→ **Written request**: All of the material below is to be restated word for word, apart from the pictures.
:: Data block
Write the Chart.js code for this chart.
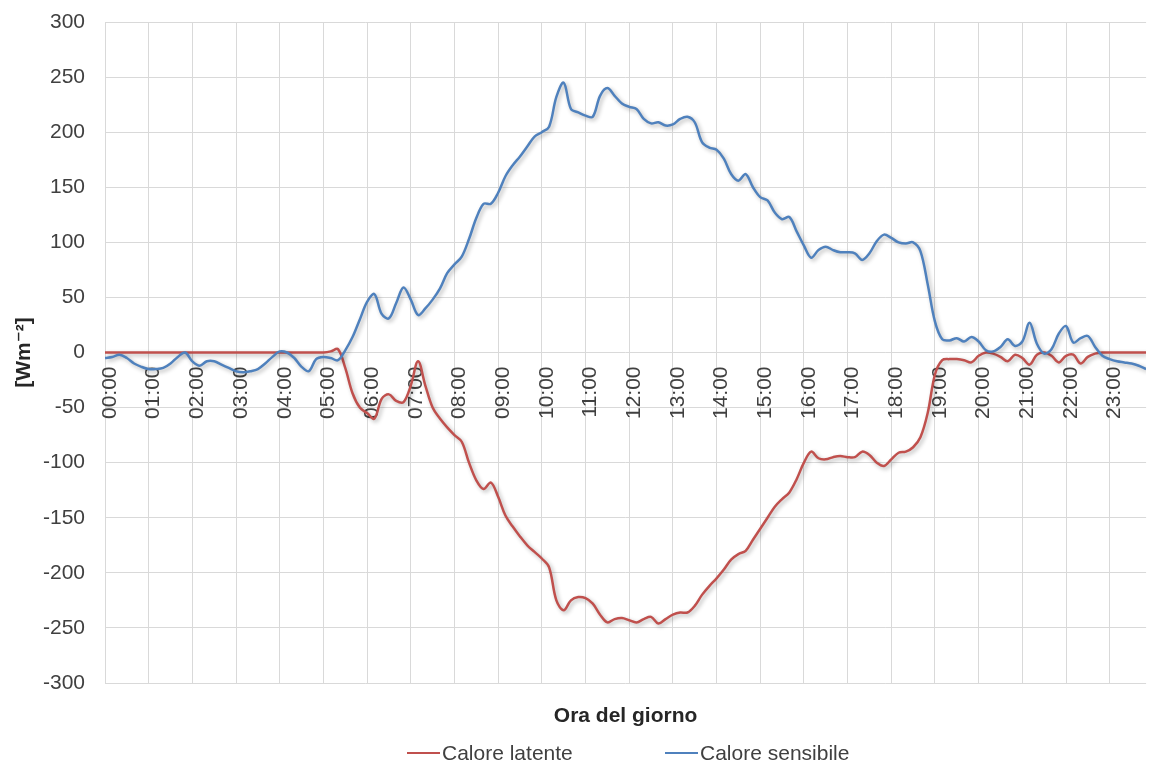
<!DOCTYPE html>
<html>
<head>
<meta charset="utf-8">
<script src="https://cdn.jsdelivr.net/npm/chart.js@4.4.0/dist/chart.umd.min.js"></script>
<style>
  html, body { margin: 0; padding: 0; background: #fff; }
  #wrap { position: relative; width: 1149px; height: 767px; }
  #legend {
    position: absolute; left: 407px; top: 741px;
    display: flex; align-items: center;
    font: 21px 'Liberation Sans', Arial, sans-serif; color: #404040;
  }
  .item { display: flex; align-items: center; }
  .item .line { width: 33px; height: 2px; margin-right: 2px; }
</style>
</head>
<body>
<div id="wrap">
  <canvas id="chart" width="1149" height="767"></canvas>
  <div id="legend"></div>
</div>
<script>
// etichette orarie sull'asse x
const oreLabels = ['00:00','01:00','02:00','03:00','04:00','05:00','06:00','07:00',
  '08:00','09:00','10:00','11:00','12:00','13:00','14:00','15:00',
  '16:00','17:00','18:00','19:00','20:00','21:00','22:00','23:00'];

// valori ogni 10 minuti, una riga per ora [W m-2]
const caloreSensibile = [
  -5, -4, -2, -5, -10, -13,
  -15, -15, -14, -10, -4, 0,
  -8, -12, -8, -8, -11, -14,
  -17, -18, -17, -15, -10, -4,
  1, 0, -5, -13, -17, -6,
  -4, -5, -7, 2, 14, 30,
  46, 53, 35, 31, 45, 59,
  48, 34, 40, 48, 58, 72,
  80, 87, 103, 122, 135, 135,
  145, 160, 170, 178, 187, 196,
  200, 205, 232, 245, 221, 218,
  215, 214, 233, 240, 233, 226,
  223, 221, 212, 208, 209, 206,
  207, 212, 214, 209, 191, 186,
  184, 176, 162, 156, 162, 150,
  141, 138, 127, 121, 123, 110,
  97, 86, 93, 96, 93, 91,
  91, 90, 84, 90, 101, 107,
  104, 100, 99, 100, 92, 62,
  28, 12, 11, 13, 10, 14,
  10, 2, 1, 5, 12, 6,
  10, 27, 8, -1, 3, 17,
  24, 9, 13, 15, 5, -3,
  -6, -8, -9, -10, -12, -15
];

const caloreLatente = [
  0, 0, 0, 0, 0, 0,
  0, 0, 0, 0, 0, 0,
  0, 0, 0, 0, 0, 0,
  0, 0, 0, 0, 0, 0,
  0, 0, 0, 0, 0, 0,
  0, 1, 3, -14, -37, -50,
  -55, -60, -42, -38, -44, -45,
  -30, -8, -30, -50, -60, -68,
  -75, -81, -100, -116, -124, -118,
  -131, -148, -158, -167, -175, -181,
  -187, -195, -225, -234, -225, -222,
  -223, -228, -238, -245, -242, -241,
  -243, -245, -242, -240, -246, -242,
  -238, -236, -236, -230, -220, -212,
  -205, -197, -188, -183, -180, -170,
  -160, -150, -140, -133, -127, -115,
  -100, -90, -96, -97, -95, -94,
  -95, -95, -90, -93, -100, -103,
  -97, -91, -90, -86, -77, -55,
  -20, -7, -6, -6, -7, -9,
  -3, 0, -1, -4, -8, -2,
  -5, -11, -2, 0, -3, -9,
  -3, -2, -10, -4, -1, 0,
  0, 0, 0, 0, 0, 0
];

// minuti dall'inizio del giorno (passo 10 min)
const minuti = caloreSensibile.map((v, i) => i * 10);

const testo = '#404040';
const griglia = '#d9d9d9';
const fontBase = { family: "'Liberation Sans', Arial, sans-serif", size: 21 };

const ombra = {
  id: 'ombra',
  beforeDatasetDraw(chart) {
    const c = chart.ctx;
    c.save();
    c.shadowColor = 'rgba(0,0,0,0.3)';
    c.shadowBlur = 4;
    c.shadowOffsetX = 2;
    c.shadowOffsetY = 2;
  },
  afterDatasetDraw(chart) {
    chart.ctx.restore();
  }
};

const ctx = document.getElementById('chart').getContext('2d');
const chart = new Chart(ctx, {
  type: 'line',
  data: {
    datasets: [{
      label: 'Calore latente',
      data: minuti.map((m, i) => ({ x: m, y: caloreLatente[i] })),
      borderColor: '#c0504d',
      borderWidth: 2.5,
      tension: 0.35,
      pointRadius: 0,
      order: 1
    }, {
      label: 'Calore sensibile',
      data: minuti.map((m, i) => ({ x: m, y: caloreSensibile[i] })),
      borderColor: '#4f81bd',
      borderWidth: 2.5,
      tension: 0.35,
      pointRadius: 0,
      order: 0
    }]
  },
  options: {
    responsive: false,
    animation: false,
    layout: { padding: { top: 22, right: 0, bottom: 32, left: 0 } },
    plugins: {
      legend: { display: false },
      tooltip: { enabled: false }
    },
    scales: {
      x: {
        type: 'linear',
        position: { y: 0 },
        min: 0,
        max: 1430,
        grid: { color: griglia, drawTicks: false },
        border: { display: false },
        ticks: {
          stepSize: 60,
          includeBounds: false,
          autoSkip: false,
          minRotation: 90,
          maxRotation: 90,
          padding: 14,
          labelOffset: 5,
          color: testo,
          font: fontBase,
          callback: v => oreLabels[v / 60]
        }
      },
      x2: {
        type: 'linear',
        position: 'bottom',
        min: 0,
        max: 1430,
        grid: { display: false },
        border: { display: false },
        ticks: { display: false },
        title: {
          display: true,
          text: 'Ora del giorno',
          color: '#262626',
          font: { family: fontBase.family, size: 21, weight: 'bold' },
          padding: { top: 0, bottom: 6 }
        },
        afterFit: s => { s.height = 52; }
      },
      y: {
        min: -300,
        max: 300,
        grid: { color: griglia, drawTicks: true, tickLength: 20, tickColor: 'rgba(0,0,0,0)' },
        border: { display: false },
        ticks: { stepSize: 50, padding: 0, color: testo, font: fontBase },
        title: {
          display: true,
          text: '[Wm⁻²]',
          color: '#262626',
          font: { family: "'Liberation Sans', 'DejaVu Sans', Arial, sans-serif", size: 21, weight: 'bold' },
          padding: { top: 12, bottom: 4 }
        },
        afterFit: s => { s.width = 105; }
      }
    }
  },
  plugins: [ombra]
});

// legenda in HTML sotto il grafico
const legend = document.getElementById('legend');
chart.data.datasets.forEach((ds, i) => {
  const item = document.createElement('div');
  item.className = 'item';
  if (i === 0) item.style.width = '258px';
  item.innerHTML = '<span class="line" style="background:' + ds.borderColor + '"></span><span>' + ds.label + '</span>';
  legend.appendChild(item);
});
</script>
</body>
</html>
::::
→ **Exercise solution**:
Write the Chart.js code for this chart.
<!DOCTYPE html>
<html>
<head>
<meta charset="utf-8">
<script src="https://cdn.jsdelivr.net/npm/chart.js@4.4.0/dist/chart.umd.min.js"></script>
<style>
  html, body { margin: 0; padding: 0; background: #fff; }
  #wrap { position: relative; width: 1149px; height: 767px; }
  #legend {
    position: absolute; left: 407px; top: 741px;
    display: flex; align-items: center;
    font: 21px 'Liberation Sans', Arial, sans-serif; color: #404040;
  }
  .item { display: flex; align-items: center; }
  .item .line { width: 33px; height: 2px; margin-right: 2px; }
</style>
</head>
<body>
<div id="wrap">
  <canvas id="chart" width="1149" height="767"></canvas>
  <div id="legend"></div>
</div>
<script>
// etichette orarie sull'asse x
const oreLabels = ['00:00','01:00','02:00','03:00','04:00','05:00','06:00','07:00',
  '08:00','09:00','10:00','11:00','12:00','13:00','14:00','15:00',
  '16:00','17:00','18:00','19:00','20:00','21:00','22:00','23:00'];

// valori ogni 10 minuti, una riga per ora [W m-2]
const caloreSensibile = [
  -5, -4, -2, -5, -10, -13,
  -15, -15, -14, -10, -4, 0,
  -8, -12, -8, -8, -11, -14,
  -17, -18, -17, -15, -10, -4,
  1, 0, -5, -13, -17, -6,
  -4, -5, -7, 2, 14, 30,
  46, 53, 35, 31, 45, 59,
  48, 34, 40, 48, 58, 72,
  80, 87, 103, 122, 135, 135,
  145, 160, 170, 178, 187, 196,
  200, 205, 232, 245, 221, 218,
  215, 214, 233, 240, 233, 226,
  223, 221, 212, 208, 209, 206,
  207, 212, 214, 209, 191, 186,
  184, 176, 162, 156, 162, 150,
  141, 138, 127, 121, 123, 110,
  97, 86, 93, 96, 93, 91,
  91, 90, 84, 90, 101, 107,
  104, 100, 99, 100, 92, 62,
  28, 12, 11, 13, 10, 14,
  10, 2, 1, 5, 12, 6,
  10, 27, 8, -1, 3, 17,
  24, 9, 13, 15, 5, -3,
  -6, -8, -9, -10, -12, -15
];

const caloreLatente = [
  0, 0, 0, 0, 0, 0,
  0, 0, 0, 0, 0, 0,
  0, 0, 0, 0, 0, 0,
  0, 0, 0, 0, 0, 0,
  0, 0, 0, 0, 0, 0,
  0, 1, 3, -14, -37, -50,
  -55, -60, -42, -38, -44, -45,
  -30, -8, -30, -50, -60, -68,
  -75, -81, -100, -116, -124, -118,
  -131, -148, -158, -167, -175, -181,
  -187, -195, -225, -234, -225, -222,
  -223, -228, -238, -245, -242, -241,
  -243, -245, -242, -240, -246, -242,
  -238, -236, -236, -230, -220, -212,
  -205, -197, -188, -183, -180, -170,
  -160, -150, -140, -133, -127, -115,
  -100, -90, -96, -97, -95, -94,
  -95, -95, -90, -93, -100, -103,
  -97, -91, -90, -86, -77, -55,
  -20, -7, -6, -6, -7, -9,
  -3, 0, -1, -4, -8, -2,
  -5, -11, -2, 0, -3, -9,
  -3, -2, -10, -4, -1, 0,
  0, 0, 0, 0, 0, 0
];

// minuti dall'inizio del giorno (passo 10 min)
const minuti = caloreSensibile.map((v, i) => i * 10);

const testo = '#404040';
const griglia = '#d9d9d9';
const fontBase = { family: "'Liberation Sans', Arial, sans-serif", size: 21 };

const ombra = {
  id: 'ombra',
  beforeDatasetDraw(chart) {
    const c = chart.ctx;
    c.save();
    c.shadowColor = 'rgba(0,0,0,0.3)';
    c.shadowBlur = 4;
    c.shadowOffsetX = 2;
    c.shadowOffsetY = 2;
  },
  afterDatasetDraw(chart) {
    chart.ctx.restore();
  }
};

const ctx = document.getElementById('chart').getContext('2d');
const chart = new Chart(ctx, {
  type: 'line',
  data: {
    datasets: [{
      label: 'Calore latente',
      data: minuti.map((m, i) => ({ x: m, y: caloreLatente[i] })),
      borderColor: '#c0504d',
      borderWidth: 2.5,
      tension: 0.35,
      pointRadius: 0,
      order: 1
    }, {
      label: 'Calore sensibile',
      data: minuti.map((m, i) => ({ x: m, y: caloreSensibile[i] })),
      borderColor: '#4f81bd',
      borderWidth: 2.5,
      tension: 0.35,
      pointRadius: 0,
      order: 0
    }]
  },
  options: {
    responsive: false,
    animation: false,
    layout: { padding: { top: 22, right: 0, bottom: 32, left: 0 } },
    plugins: {
      legend: { display: false },
      tooltip: { enabled: false }
    },
    scales: {
      x: {
        type: 'linear',
        position: { y: 0 },
        min: 0,
        max: 1430,
        grid: { color: griglia, drawTicks: false },
        border: { display: false },
        ticks: {
          stepSize: 60,
          includeBounds: false,
          autoSkip: false,
          minRotation: 90,
          maxRotation: 90,
          padding: 14,
          labelOffset: 5,
          color: testo,
          font: fontBase,
          callback: v => oreLabels[v / 60]
        }
      },
      x2: {
        type: 'linear',
        position: 'bottom',
        min: 0,
        max: 1430,
        grid: { display: false },
        border: { display: false },
        ticks: { display: false },
        title: {
          display: true,
          text: 'Ora del giorno',
          color: '#262626',
          font: { family: fontBase.family, size: 21, weight: 'bold' },
          padding: { top: 0, bottom: 6 }
        },
        afterFit: s => { s.height = 52; }
      },
      y: {
        min: -300,
        max: 300,
        grid: { color: griglia, drawTicks: true, tickLength: 20, tickColor: 'rgba(0,0,0,0)' },
        border: { display: false },
        ticks: { stepSize: 50, padding: 0, color: testo, font: fontBase },
        title: {
          display: true,
          text: '[Wm⁻²]',
          color: '#262626',
          font: { family: "'Liberation Sans', 'DejaVu Sans', Arial, sans-serif", size: 21, weight: 'bold' },
          padding: { top: 12, bottom: 4 }
        },
        afterFit: s => { s.width = 105; }
      }
    }
  },
  plugins: [ombra]
});

// legenda in HTML sotto il grafico
const legend = document.getElementById('legend');
chart.data.datasets.forEach((ds, i) => {
  const item = document.createElement('div');
  item.className = 'item';
  if (i === 0) item.style.width = '258px';
  item.innerHTML = '<span class="line" style="background:' + ds.borderColor + '"></span><span>' + ds.label + '</span>';
  legend.appendChild(item);
});
</script>
</body>
</html>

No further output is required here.